=== Recorded information ===

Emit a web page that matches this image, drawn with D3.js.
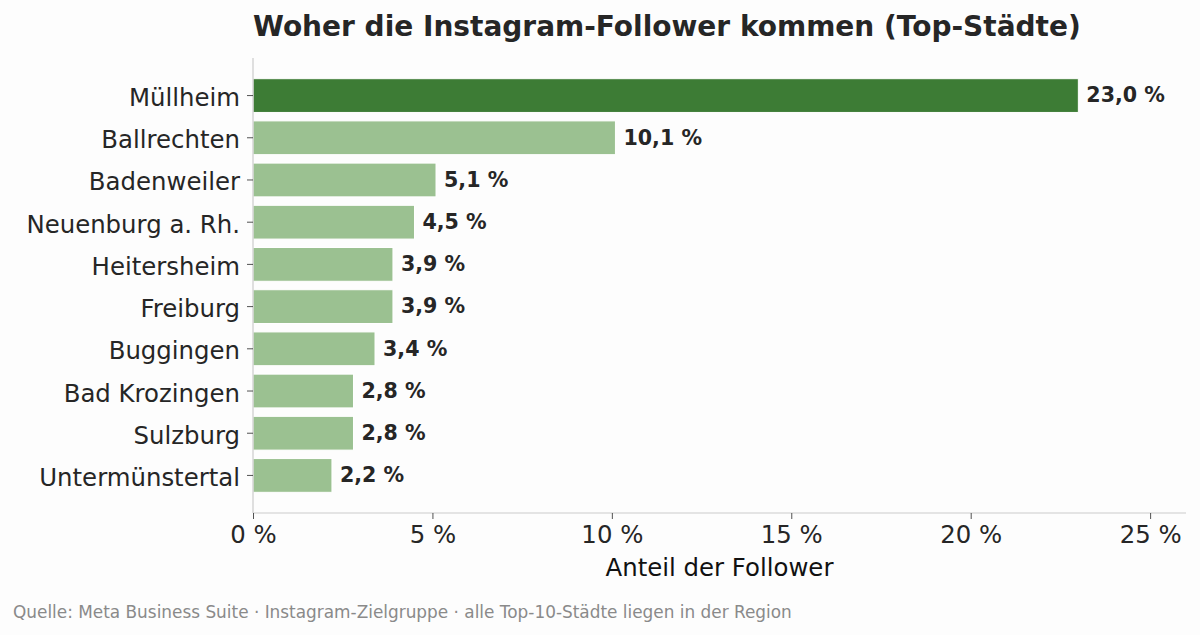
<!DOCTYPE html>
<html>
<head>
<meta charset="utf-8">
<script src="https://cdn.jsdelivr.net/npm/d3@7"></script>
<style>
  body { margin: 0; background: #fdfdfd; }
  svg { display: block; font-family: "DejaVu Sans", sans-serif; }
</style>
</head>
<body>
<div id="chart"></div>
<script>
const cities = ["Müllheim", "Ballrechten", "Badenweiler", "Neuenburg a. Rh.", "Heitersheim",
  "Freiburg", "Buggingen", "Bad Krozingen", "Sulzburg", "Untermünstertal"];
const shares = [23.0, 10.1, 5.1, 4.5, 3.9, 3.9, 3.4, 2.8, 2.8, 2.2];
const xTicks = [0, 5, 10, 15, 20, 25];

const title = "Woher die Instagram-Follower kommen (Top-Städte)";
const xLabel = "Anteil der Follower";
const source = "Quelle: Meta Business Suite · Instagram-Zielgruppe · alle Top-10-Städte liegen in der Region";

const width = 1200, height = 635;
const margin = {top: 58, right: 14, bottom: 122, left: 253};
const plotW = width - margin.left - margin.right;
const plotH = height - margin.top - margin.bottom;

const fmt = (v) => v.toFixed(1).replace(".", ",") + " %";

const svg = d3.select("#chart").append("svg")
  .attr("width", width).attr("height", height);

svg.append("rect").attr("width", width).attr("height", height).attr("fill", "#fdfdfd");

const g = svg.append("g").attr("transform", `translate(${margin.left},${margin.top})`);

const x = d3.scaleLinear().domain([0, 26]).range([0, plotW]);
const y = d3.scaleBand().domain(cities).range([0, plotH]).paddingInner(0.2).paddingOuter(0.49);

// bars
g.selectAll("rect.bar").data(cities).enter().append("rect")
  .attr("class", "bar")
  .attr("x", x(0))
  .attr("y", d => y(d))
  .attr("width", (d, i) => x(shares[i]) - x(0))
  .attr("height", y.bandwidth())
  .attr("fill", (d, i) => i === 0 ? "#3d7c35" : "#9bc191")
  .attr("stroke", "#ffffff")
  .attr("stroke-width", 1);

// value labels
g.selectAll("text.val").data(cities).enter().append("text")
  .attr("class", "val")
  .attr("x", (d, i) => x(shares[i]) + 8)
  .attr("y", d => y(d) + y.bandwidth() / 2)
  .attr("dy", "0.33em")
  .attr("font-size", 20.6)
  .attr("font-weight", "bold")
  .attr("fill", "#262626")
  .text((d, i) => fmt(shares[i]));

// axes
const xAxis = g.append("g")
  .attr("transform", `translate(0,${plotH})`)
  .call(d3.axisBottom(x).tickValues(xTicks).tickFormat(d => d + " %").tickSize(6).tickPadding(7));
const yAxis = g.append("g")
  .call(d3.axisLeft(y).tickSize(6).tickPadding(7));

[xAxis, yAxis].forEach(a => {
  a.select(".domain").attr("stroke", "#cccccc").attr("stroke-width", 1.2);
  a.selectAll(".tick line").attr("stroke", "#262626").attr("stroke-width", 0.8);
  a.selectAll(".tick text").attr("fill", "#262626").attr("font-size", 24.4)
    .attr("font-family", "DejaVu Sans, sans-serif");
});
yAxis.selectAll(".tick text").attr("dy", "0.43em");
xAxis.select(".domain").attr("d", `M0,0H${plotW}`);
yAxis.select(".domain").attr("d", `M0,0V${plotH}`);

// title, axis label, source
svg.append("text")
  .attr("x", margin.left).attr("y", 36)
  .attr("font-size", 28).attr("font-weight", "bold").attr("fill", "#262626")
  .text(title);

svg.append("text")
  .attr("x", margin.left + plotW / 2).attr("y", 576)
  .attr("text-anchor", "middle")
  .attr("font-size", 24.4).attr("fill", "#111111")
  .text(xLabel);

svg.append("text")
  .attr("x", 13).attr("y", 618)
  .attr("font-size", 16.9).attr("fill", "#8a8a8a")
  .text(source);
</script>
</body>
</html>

===

What to produce: Pictures stay out. Print the data exactly, from its first line through the line containing "Meta Business Suite".

Output for this exercise:
Emit a web page that matches this image, drawn with D3.js.
<!DOCTYPE html>
<html>
<head>
<meta charset="utf-8">
<script src="https://cdn.jsdelivr.net/npm/d3@7"></script>
<style>
  body { margin: 0; background: #fdfdfd; }
  svg { display: block; font-family: "DejaVu Sans", sans-serif; }
</style>
</head>
<body>
<div id="chart"></div>
<script>
const cities = ["Müllheim", "Ballrechten", "Badenweiler", "Neuenburg a. Rh.", "Heitersheim",
  "Freiburg", "Buggingen", "Bad Krozingen", "Sulzburg", "Untermünstertal"];
const shares = [23.0, 10.1, 5.1, 4.5, 3.9, 3.9, 3.4, 2.8, 2.8, 2.2];
const xTicks = [0, 5, 10, 15, 20, 25];

const title = "Woher die Instagram-Follower kommen (Top-Städte)";
const xLabel = "Anteil der Follower";
const source = "Quelle: Meta Business Suite · Instagram-Zielgruppe · alle Top-10-Städte liegen in der Region";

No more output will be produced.